### What needs to be done
Write out the material again exactly, please, and omit the pictures.

### Dataset extract
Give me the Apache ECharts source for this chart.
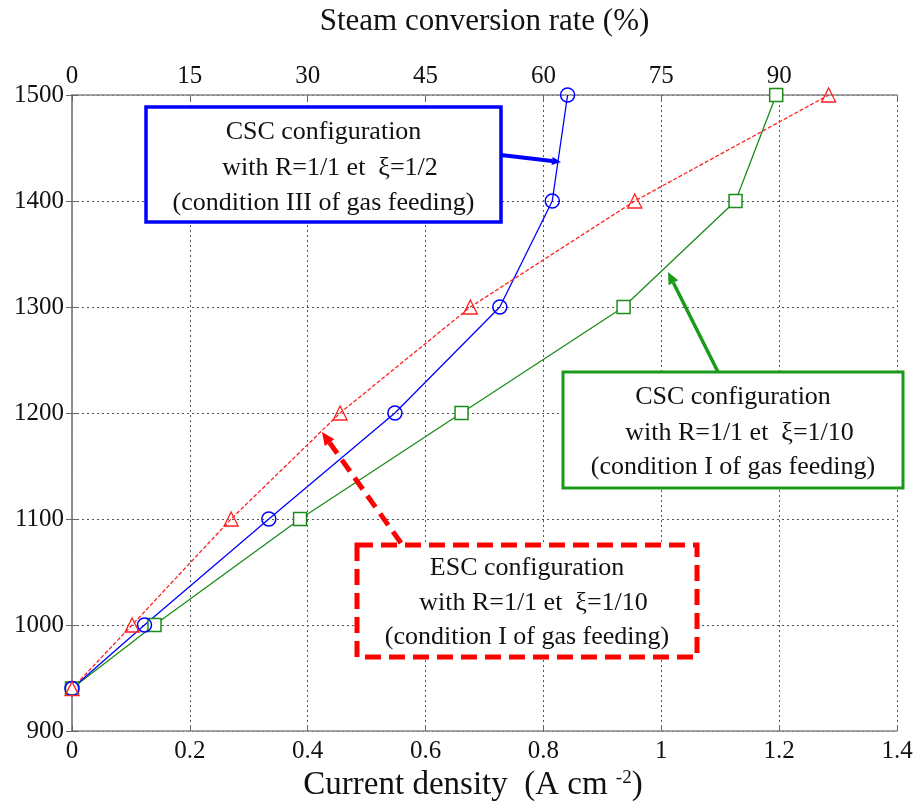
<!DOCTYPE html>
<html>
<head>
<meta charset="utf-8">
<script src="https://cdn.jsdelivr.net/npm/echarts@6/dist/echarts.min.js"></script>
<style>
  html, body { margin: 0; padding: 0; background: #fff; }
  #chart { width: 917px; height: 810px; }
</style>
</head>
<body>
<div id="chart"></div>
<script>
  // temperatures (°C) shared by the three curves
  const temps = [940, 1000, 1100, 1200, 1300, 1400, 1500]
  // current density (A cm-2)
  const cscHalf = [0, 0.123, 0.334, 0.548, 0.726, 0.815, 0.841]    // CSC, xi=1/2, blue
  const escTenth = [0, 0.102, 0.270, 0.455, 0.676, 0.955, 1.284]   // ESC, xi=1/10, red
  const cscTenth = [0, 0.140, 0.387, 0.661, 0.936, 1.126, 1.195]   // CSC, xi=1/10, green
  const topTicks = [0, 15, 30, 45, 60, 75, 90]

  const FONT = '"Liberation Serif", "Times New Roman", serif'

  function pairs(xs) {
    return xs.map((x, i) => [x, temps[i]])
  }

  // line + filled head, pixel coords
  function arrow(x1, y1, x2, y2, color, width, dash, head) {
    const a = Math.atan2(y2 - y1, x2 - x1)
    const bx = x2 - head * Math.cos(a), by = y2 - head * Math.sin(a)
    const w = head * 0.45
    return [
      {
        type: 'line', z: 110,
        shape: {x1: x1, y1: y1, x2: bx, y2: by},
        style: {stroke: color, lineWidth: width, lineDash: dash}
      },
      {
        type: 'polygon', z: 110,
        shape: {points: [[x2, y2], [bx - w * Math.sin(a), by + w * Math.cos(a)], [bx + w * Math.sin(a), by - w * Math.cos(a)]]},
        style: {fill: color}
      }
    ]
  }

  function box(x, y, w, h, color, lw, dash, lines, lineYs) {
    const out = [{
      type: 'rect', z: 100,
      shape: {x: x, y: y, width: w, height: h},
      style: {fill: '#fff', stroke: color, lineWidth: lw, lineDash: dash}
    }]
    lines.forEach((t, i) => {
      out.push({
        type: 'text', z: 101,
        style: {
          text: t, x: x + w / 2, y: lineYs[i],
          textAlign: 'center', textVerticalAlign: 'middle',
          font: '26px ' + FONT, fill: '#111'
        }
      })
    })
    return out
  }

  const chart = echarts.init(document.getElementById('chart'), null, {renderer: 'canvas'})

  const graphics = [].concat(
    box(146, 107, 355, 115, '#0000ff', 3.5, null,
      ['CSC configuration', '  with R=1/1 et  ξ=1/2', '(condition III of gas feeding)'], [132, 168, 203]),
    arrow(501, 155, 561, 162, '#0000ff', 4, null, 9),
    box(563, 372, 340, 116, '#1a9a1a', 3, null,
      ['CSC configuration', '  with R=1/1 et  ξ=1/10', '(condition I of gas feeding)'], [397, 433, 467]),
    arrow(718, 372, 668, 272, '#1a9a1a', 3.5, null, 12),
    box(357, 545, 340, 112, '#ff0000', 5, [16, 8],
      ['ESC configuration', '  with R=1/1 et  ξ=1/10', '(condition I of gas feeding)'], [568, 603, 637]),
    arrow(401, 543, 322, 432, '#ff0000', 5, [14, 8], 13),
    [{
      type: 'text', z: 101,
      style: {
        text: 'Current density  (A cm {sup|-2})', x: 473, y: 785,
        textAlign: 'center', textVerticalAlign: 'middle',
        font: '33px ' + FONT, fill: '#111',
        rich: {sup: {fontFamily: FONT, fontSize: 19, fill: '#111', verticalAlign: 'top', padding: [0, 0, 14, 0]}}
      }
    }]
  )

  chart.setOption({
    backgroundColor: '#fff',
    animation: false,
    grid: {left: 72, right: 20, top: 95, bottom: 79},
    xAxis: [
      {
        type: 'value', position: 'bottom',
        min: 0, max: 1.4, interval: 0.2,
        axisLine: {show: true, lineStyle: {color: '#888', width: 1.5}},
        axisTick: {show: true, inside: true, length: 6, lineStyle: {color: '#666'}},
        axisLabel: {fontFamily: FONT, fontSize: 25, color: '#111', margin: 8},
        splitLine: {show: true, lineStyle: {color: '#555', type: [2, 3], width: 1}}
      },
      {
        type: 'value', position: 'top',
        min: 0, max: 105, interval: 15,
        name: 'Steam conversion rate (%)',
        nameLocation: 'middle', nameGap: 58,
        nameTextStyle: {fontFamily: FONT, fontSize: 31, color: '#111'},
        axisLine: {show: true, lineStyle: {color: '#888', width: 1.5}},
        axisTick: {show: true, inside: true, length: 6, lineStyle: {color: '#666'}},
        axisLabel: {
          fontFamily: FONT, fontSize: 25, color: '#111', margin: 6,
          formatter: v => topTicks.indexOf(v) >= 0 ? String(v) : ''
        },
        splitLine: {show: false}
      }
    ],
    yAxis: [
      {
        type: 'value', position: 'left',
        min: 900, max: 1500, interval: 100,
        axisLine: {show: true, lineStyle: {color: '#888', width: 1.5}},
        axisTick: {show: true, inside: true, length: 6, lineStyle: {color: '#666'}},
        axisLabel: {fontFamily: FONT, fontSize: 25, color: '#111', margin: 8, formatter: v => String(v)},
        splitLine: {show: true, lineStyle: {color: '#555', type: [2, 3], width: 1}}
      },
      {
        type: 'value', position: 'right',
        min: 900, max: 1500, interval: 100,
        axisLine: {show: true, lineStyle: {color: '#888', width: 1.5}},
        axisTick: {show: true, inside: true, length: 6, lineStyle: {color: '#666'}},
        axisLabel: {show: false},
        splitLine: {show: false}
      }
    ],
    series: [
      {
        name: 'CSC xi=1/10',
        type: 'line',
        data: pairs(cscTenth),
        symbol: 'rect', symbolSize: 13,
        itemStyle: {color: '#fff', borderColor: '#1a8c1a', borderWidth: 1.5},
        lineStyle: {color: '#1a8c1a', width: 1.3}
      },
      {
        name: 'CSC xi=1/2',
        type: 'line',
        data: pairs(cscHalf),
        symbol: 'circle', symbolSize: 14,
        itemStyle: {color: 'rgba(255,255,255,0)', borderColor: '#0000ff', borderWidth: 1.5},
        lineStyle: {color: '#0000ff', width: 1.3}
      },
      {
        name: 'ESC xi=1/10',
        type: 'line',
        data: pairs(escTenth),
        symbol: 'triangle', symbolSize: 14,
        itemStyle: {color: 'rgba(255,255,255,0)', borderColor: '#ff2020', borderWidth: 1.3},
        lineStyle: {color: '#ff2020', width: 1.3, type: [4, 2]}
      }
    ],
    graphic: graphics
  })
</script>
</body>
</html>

### Task solution
Give me the Apache ECharts source for this chart.
<!DOCTYPE html>
<html>
<head>
<meta charset="utf-8">
<script src="https://cdn.jsdelivr.net/npm/echarts@6/dist/echarts.min.js"></script>
<style>
  html, body { margin: 0; padding: 0; background: #fff; }
  #chart { width: 917px; height: 810px; }
</style>
</head>
<body>
<div id="chart"></div>
<script>
  // temperatures (°C) shared by the three curves
  const temps = [940, 1000, 1100, 1200, 1300, 1400, 1500]
  // current density (A cm-2)
  const cscHalf = [0, 0.123, 0.334, 0.548, 0.726, 0.815, 0.841]    // CSC, xi=1/2, blue
  const escTenth = [0, 0.102, 0.270, 0.455, 0.676, 0.955, 1.284]   // ESC, xi=1/10, red
  const cscTenth = [0, 0.140, 0.387, 0.661, 0.936, 1.126, 1.195]   // CSC, xi=1/10, green
  const topTicks = [0, 15, 30, 45, 60, 75, 90]

  const FONT = '"Liberation Serif", "Times New Roman", serif'

  function pairs(xs) {
    return xs.map((x, i) => [x, temps[i]])
  }

  // line + filled head, pixel coords
  function arrow(x1, y1, x2, y2, color, width, dash, head) {
    const a = Math.atan2(y2 - y1, x2 - x1)
    const bx = x2 - head * Math.cos(a), by = y2 - head * Math.sin(a)
    const w = head * 0.45
    return [
      {
        type: 'line', z: 110,
        shape: {x1: x1, y1: y1, x2: bx, y2: by},
        style: {stroke: color, lineWidth: width, lineDash: dash}
      },
      {
        type: 'polygon', z: 110,
        shape: {points: [[x2, y2], [bx - w * Math.sin(a), by + w * Math.cos(a)], [bx + w * Math.sin(a), by - w * Math.cos(a)]]},
        style: {fill: color}
      }
    ]
  }

  function box(x, y, w, h, color, lw, dash, lines, lineYs) {
    const out = [{
      type: 'rect', z: 100,
      shape: {x: x, y: y, width: w, height: h},
      style: {fill: '#fff', stroke: color, lineWidth: lw, lineDash: dash}
    }]
    lines.forEach((t, i) => {
      out.push({
        type: 'text', z: 101,
        style: {
          text: t, x: x + w / 2, y: lineYs[i],
          textAlign: 'center', textVerticalAlign: 'middle',
          font: '26px ' + FONT, fill: '#111'
        }
      })
    })
    return out
  }

  const chart = echarts.init(document.getElementById('chart'), null, {renderer: 'canvas'})

  const graphics = [].concat(
    box(146, 107, 355, 115, '#0000ff', 3.5, null,
      ['CSC configuration', '  with R=1/1 et  ξ=1/2', '(condition III of gas feeding)'], [132, 168, 203]),
    arrow(501, 155, 561, 162, '#0000ff', 4, null, 9),
    box(563, 372, 340, 116, '#1a9a1a', 3, null,
      ['CSC configuration', '  with R=1/1 et  ξ=1/10', '(condition I of gas feeding)'], [397, 433, 467]),
    arrow(718, 372, 668, 272, '#1a9a1a', 3.5, null, 12),
    box(357, 545, 340, 112, '#ff0000', 5, [16, 8],
      ['ESC configuration', '  with R=1/1 et  ξ=1/10', '(condition I of gas feeding)'], [568, 603, 637]),
    arrow(401, 543, 322, 432, '#ff0000', 5, [14, 8], 13),
    [{
      type: 'text', z: 101,
      style: {
        text: 'Current density  (A cm {sup|-2})', x: 473, y: 785,
        textAlign: 'center', textVerticalAlign: 'middle',
        font: '33px ' + FONT, fill: '#111',
        rich: {sup: {fontFamily: FONT, fontSize: 19, fill: '#111', verticalAlign: 'top', padding: [0, 0, 14, 0]}}
      }
    }]
  )

  chart.setOption({
    backgroundColor: '#fff',
    animation: false,
    grid: {left: 72, right: 20, top: 95, bottom: 79},
    xAxis: [
      {
        type: 'value', position: 'bottom',
        min: 0, max: 1.4, interval: 0.2,
        axisLine: {show: true, lineStyle: {color: '#888', width: 1.5}},
        axisTick: {show: true, inside: true, length: 6, lineStyle: {color: '#666'}},
        axisLabel: {fontFamily: FONT, fontSize: 25, color: '#111', margin: 8},
        splitLine: {show: true, lineStyle: {color: '#555', type: [2, 3], width: 1}}
      },
      {
        type: 'value', position: 'top',
        min: 0, max: 105, interval: 15,
        name: 'Steam conversion rate (%)',
        nameLocation: 'middle', nameGap: 58,
        nameTextStyle: {fontFamily: FONT, fontSize: 31, color: '#111'},
        axisLine: {show: true, lineStyle: {color: '#888', width: 1.5}},
        axisTick: {show: true, inside: true, length: 6, lineStyle: {color: '#666'}},
        axisLabel: {
          fontFamily: FONT, fontSize: 25, color: '#111', margin: 6,
          formatter: v => topTicks.indexOf(v) >= 0 ? String(v) : ''
        },
        splitLine: {show: false}
      }
    ],
    yAxis: [
      {
        type: 'value', position: 'left',
        min: 900, max: 1500, interval: 100,
        axisLine: {show: true, lineStyle: {color: '#888', width: 1.5}},
        axisTick: {show: true, inside: true, length: 6, lineStyle: {color: '#666'}},
        axisLabel: {fontFamily: FONT, fontSize: 25, color: '#111', margin: 8, formatter: v => String(v)},
        splitLine: {show: true, lineStyle: {color: '#555', type: [2, 3], width: 1}}
      },
      {
        type: 'value', position: 'right',
        min: 900, max: 1500, interval: 100,
        axisLine: {show: true, lineStyle: {color: '#888', width: 1.5}},
        axisTick: {show: true, inside: true, length: 6, lineStyle: {color: '#666'}},
        axisLabel: {show: false},
        splitLine: {show: false}
      }
    ],
    series: [
      {
        name: 'CSC xi=1/10',
        type: 'line',
        data: pairs(cscTenth),
        symbol: 'rect', symbolSize: 13,
        itemStyle: {color: '#fff', borderColor: '#1a8c1a', borderWidth: 1.5},
        lineStyle: {color: '#1a8c1a', width: 1.3}
      },
      {
        name: 'CSC xi=1/2',
        type: 'line',
        data: pairs(cscHalf),
        symbol: 'circle', symbolSize: 14,
        itemStyle: {color: 'rgba(255,255,255,0)', borderColor: '#0000ff', borderWidth: 1.5},
        lineStyle: {color: '#0000ff', width: 1.3}
      },
      {
        name: 'ESC xi=1/10',
        type: 'line',
        data: pairs(escTenth),
        symbol: 'triangle', symbolSize: 14,
        itemStyle: {color: 'rgba(255,255,255,0)', borderColor: '#ff2020', borderWidth: 1.3},
        lineStyle: {color: '#ff2020', width: 1.3, type: [4, 2]}
      }
    ],
    graphic: graphics
  })
</script>
</body>
</html>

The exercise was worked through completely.